ISLAMABAD: Prime Minister Shahid Khaqan Abbasi and Chief of Army Staff General Qamar Javed Bajwa will hold an important meeting today to discuss the situation in Islamabad, sources said.
The two will discuss the sit-in being held on the Faizabad Interchange by a religious group, which has entered its 21st today despite the commencement of a security forces operation on Saturday.
The army chief was on a visit to the United Arab Emirates and cut short his trip to reach the country last night, sources said.
The operation that had commenced early Saturday morning to clear Faizabad Interchange from protestors staging a sit-in was put on hold later in the day — suspended at approximately 2:30 PM local time, according to reports.
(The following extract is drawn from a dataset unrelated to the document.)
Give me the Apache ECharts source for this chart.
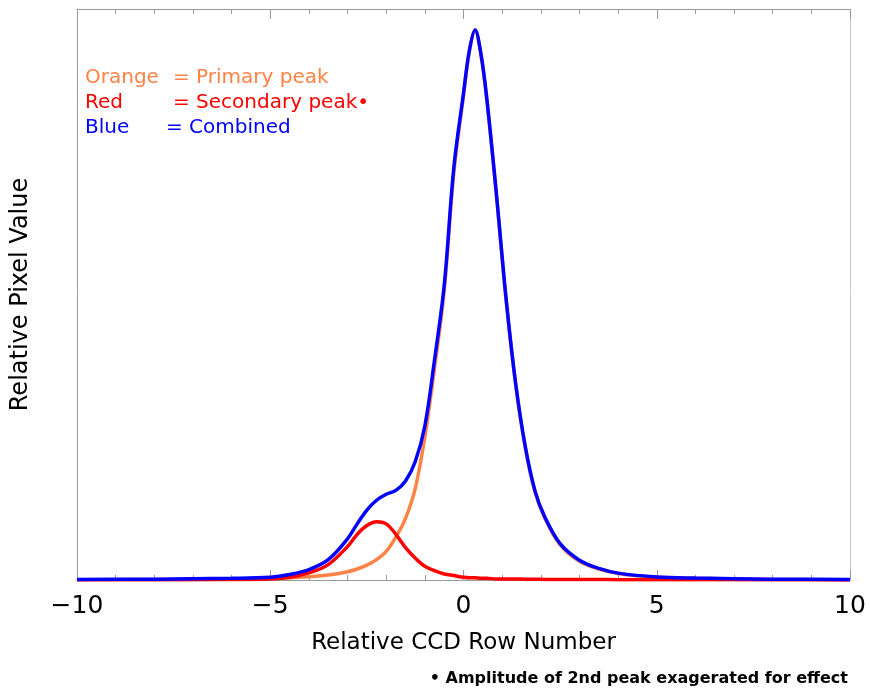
<!DOCTYPE html>
<html>
<head>
<meta charset="utf-8">
<script src="https://cdn.jsdelivr.net/npm/echarts@6/dist/echarts.min.js"></script>
<style>
html,body{margin:0;padding:0;background:#fff;}
#chart{width:870px;height:692px;}
</style>
</head>
<body>
<div id="chart"></div>
<script>
// Shared x grid (relative CCD row number)
var xGrid = [-10, -8, -6, -5, -4.5, -4, -3.5, -3, -2.75, -2.5, -2.25, -2, -1.75, -1.5, -1.25, -1, -0.75, -0.5, -0.25, 0, 0.15, 0.3, 0.45, 0.6, 0.85, 1.1, 1.35, 1.6, 1.85, 2.1, 2.5, 3, 3.5, 4, 5, 6, 8, 10];
// Primary peak (orange)
var primaryPeak = [0.0005, 0.001, 0.002, 0.003, 0.004, 0.006, 0.009, 0.015, 0.02, 0.027, 0.037, 0.052, 0.078, 0.112, 0.166, 0.26, 0.385, 0.525, 0.74, 0.88, 0.96, 1.0, 0.955, 0.875, 0.70, 0.51, 0.355, 0.24, 0.16, 0.113, 0.064, 0.034, 0.02, 0.012, 0.005, 0.003, 0.001, 0.0005];
// Secondary peak (red)
var secondaryPeak = [0.0003, 0.0005, 0.001, 0.002, 0.005, 0.013, 0.028, 0.061, 0.083, 0.099, 0.106, 0.102, 0.083, 0.059, 0.040, 0.025, 0.017, 0.011, 0.008, 0.005, 0.004, 0.004, 0.003, 0.003, 0.002, 0.002, 0.002, 0.0015, 0.0015, 0.001, 0.001, 0.001, 0.0008, 0.0006, 0.0005, 0.0004, 0.0003, 0.0002];
// Combined (blue)
var combined = [0.0008, 0.0015, 0.003, 0.005, 0.01, 0.019, 0.037, 0.075, 0.102, 0.127, 0.145, 0.156, 0.163, 0.18, 0.215, 0.28, 0.40, 0.535, 0.75, 0.885, 0.962, 1.0, 0.957, 0.877, 0.703, 0.513, 0.357, 0.242, 0.162, 0.115, 0.066, 0.036, 0.021, 0.0125, 0.0055, 0.0035, 0.0015, 0.001];
var xTicks = [-10, -5, 0, 5, 10];

function pairs(ys){ return xGrid.map(function(x,i){ return [x, ys[i]]; }); }

var FONT = 'DejaVu Sans';
var axisGray = '#9a9a9a';

var chart = echarts.init(document.getElementById('chart'), null, {renderer:'canvas'});
var tickCommon = {
  min: -10, max: 10, interval: 5, type: 'value',
  axisLine: {show: true, onZero: false, lineStyle: {color: axisGray, width: 1}},
  axisTick: {show: true, inside: true, length: 10, lineStyle: {color: axisGray}},
  minorTick: {show: true, splitNumber: 5, length: 5, lineStyle: {color: axisGray}},
  splitLine: {show: false}
};
chart.setOption({
  animation: false,
  backgroundColor: '#fff',
  grid: {left: 77, right: 20, top: 9, bottom: 112, containLabel: false},
  xAxis: [
    Object.assign({}, tickCommon, {
      position: 'bottom',
      axisLabel: {show: true, color: '#000', fontSize: 25, fontFamily: FONT, margin: 14,
        formatter: function(v){ return xTicks.indexOf(v) >= 0 ? String(v).replace('-', '\u2212') : ''; }},
      name: 'Relative CCD Row Number', nameLocation: 'middle', nameGap: 52,
      nameTextStyle: {color: '#000', fontSize: 23, fontFamily: FONT}
    }),
    Object.assign({}, tickCommon, {position: 'top', axisLabel: {show: false}})
  ],
  yAxis: [
    {type: 'value', min: 0, max: 1.038, position: 'left',
     axisLine: {show: true, onZero: false, lineStyle: {color: axisGray}}, axisTick: {show: false}, axisLabel: {show: false}, splitLine: {show: false},
     name: 'Relative Pixel Value', nameLocation: 'middle', nameGap: 44, nameRotate: 90,
     nameTextStyle: {color: '#000', fontSize: 24, fontFamily: FONT}},
    {type: 'value', min: 0, max: 1.038, position: 'right',
     axisLine: {show: true, onZero: false, lineStyle: {color: '#c8c8c8'}}, axisTick: {show: false}, axisLabel: {show: false}, splitLine: {show: false}}
  ],
  series: [
    {name: 'Primary peak', type: 'line', data: pairs(primaryPeak), showSymbol: false, smooth: 0.35,
     lineStyle: {color: '#FF8246', width: 3.5}, itemStyle: {color: '#FF8246'}, z: 2},
    {name: 'Secondary peak', type: 'line', data: pairs(secondaryPeak), showSymbol: false, smooth: 0.35,
     lineStyle: {color: '#FF0000', width: 3.5}, itemStyle: {color: '#FF0000'}, z: 3},
    {name: 'Combined', type: 'line', data: pairs(combined), showSymbol: false, smooth: 0.35,
     lineStyle: {color: '#0000FF', width: 3.5}, itemStyle: {color: '#0000FF'}, z: 4}
  ],
  graphic: [
    {type: 'text', left: 85, top: 68, style: {text: 'Orange', fill: '#FF8246', font: '20px "DejaVu Sans"'}},
    {type: 'text', left: 173, top: 68, style: {text: '= Primary peak', fill: '#FF8246', font: '20px "DejaVu Sans"'}},
    {type: 'text', left: 85, top: 93, style: {text: 'Red', fill: '#FF0000', font: '20px "DejaVu Sans"'}},
    {type: 'text', left: 173, top: 93, style: {text: '= Secondary peak\u2022', fill: '#FF0000', font: '20px "DejaVu Sans"'}},
    {type: 'text', left: 85, top: 118, style: {text: 'Blue', fill: '#0000FF', font: '20px "DejaVu Sans"'}},
    {type: 'text', left: 166, top: 118, style: {text: '= Combined', fill: '#0000FF', font: '20px "DejaVu Sans"'}},
    {type: 'text', right: 22, top: 671, style: {text: '\u2022 Amplitude of 2nd peak exagerated for effect', fill: '#000', font: 'bold 16px "DejaVu Sans"'}}
  ]
});
</script>
</body>
</html>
The situation, nevertheless, remains tense in the federal capital. Protests in various parts of the country have also erupted after the operation started.
The protests are being held against the change in the finality-of-Prophethood oath in the law when the government passed the Elections Act 2017 last month.
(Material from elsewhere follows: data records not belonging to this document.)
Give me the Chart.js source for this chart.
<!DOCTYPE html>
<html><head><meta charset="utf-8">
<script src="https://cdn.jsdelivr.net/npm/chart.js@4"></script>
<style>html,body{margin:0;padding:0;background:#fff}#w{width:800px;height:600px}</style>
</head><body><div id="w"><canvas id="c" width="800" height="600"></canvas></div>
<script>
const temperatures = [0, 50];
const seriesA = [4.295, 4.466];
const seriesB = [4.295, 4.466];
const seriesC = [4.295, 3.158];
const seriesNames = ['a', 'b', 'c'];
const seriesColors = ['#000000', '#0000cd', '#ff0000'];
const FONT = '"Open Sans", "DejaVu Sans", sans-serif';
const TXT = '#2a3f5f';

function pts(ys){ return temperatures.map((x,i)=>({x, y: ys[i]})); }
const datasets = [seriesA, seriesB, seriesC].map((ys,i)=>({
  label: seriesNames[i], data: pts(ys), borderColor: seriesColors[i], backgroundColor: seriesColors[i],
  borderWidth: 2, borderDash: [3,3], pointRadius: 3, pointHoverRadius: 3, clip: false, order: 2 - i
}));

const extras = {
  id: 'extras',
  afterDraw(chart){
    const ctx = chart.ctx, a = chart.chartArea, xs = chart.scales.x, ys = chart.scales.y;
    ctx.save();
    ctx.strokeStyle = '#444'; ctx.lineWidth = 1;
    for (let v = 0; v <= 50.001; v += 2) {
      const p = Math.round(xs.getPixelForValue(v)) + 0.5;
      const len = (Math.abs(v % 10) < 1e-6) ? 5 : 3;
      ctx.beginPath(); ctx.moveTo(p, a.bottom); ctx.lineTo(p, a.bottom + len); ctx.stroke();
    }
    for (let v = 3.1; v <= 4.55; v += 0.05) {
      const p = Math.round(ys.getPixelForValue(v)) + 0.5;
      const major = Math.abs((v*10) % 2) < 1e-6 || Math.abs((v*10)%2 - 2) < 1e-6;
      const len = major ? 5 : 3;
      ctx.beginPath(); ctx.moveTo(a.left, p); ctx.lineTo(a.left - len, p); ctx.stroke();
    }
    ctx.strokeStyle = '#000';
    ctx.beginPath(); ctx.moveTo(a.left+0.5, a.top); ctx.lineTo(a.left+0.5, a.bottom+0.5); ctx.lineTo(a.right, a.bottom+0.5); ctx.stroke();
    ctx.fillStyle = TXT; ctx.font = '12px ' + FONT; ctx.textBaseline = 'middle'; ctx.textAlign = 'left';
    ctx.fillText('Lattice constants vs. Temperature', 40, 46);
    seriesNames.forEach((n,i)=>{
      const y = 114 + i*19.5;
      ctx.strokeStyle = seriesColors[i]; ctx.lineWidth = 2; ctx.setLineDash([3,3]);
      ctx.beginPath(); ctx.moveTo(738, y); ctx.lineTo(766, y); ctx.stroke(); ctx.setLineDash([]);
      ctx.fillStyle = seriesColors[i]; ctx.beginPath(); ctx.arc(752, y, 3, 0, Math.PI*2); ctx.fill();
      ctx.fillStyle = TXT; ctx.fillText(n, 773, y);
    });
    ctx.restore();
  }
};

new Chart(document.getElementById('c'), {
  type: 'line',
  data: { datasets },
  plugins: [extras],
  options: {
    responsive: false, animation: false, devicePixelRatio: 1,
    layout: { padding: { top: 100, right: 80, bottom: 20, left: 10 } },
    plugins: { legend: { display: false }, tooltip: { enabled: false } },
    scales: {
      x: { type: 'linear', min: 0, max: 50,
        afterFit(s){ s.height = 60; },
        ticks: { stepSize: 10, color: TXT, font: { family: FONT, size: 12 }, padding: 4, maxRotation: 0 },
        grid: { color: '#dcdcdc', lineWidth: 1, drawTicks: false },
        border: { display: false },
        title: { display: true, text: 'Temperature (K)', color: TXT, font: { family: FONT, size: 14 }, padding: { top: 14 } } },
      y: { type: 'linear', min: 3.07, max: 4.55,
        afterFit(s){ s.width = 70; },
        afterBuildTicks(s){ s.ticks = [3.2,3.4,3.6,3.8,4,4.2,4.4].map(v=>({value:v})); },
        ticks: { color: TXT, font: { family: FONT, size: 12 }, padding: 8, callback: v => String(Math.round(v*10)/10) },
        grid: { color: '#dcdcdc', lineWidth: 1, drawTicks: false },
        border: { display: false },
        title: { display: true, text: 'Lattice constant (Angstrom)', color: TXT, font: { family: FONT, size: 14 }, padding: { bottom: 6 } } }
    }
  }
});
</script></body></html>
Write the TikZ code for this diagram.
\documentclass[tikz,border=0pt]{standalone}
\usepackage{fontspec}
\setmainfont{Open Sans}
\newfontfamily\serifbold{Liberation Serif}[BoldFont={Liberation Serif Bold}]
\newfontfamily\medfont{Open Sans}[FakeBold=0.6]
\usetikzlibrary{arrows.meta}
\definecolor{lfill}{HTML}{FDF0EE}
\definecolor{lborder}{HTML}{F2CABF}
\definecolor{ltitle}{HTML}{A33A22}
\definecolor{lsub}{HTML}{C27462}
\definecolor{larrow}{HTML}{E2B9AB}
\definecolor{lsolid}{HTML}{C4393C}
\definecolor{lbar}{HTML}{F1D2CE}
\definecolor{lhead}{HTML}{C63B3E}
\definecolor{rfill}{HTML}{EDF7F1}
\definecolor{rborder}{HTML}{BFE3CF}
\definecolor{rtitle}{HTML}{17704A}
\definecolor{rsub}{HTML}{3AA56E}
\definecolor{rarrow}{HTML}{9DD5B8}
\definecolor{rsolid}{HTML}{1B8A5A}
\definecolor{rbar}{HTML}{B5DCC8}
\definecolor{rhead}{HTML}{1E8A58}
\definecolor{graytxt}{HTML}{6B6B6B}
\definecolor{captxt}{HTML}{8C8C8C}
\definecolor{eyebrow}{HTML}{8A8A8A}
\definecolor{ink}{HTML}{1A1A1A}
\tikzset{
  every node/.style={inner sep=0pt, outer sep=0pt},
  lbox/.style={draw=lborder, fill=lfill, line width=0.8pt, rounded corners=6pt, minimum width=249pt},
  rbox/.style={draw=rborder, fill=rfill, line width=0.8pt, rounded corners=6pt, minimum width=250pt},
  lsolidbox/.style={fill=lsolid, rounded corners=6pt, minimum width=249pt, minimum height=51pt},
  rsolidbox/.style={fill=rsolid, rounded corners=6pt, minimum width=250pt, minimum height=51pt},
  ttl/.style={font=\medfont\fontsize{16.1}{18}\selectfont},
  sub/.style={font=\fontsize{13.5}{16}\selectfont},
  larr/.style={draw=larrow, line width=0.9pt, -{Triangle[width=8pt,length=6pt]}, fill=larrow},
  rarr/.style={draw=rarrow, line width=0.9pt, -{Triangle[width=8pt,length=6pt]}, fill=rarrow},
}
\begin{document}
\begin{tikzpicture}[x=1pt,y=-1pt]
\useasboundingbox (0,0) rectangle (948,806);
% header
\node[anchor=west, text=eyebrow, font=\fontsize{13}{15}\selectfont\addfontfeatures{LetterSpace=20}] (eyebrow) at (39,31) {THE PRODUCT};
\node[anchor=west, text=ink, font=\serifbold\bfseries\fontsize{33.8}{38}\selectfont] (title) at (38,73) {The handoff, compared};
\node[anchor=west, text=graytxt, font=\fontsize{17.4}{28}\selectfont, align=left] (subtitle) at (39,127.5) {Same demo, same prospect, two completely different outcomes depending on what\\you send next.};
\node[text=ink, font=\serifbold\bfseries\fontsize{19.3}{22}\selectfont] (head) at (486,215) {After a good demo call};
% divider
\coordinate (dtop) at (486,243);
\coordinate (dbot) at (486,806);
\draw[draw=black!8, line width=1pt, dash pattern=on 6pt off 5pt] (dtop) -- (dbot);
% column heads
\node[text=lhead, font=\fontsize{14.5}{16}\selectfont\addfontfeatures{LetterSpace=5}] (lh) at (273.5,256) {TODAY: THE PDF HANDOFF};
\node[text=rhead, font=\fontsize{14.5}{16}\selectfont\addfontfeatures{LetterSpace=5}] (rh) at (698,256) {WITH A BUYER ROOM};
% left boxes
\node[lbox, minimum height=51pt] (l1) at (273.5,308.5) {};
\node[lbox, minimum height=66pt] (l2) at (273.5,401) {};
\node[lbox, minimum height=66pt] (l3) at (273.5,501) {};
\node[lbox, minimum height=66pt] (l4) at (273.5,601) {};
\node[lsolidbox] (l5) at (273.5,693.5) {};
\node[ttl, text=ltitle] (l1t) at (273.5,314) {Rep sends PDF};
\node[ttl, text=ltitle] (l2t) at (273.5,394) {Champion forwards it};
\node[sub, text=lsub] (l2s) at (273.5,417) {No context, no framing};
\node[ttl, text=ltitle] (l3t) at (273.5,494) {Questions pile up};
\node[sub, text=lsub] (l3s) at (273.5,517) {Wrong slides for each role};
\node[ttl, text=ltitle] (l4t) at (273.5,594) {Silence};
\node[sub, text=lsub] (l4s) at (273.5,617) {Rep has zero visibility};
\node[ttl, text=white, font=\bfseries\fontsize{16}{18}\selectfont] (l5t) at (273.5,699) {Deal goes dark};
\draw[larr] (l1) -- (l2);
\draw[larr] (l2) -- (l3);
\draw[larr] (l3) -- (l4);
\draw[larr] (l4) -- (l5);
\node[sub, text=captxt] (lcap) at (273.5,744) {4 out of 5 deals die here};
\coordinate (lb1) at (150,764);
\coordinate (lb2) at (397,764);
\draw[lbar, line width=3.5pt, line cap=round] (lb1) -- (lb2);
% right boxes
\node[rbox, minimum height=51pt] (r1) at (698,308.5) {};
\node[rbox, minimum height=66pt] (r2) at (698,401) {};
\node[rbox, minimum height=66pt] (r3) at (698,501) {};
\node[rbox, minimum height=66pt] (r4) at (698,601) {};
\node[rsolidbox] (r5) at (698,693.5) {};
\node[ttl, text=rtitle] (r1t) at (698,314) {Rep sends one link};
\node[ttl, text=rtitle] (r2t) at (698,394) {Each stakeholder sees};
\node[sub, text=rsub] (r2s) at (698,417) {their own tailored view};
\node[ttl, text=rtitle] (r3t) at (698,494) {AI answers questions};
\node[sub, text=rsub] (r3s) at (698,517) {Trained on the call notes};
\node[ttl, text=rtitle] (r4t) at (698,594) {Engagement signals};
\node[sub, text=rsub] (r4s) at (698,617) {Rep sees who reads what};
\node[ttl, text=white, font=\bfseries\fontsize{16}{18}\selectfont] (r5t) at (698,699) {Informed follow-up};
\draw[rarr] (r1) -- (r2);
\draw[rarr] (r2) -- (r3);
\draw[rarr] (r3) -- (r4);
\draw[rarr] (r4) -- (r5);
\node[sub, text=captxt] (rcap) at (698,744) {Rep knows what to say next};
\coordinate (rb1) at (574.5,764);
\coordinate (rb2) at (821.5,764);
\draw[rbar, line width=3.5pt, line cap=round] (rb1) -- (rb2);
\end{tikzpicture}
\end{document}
The change — dubbed a clerical error by the government — was immediately fixed as an amendment was passed later.
The Ministry of Interior issued early Saturday night a statutory regulatory order (SRO) to authorise the deployment of the Pakistan Army to aid civil power to control the law and order situation in the Islamabad Capital Territory.
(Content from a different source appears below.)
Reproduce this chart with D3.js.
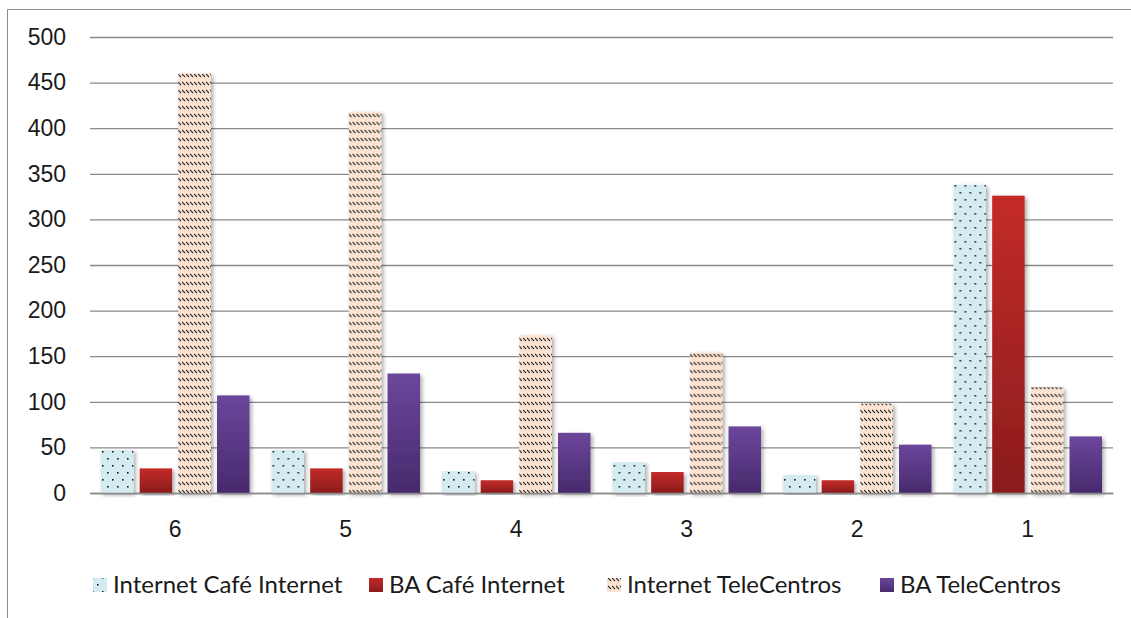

Sources said Prime Minister Shahid Khaqan Abbasi took the decision to summon the Army and the interior ministry issued the notification after the premier’s approval.
In response, however, the Pakistan Army said while its troops are “fully ready to perform the assigned task in line with its institutional obligations”, there are “few aspects meriting deliberation prior to [the deployment”.
The police force “has not been optimally utilized to its full capability” in “dealing with [the] protestors”, the Army noted.
In addition, “Pakistan Rangers, backing […] police as 2nd tier force physically deployed with police in Islamabad, have not been given written instructions as agreed for their employment.”
The Army added that its troops are “traditionally not just used for dispersal of crowd/protestors but to quell commotion”.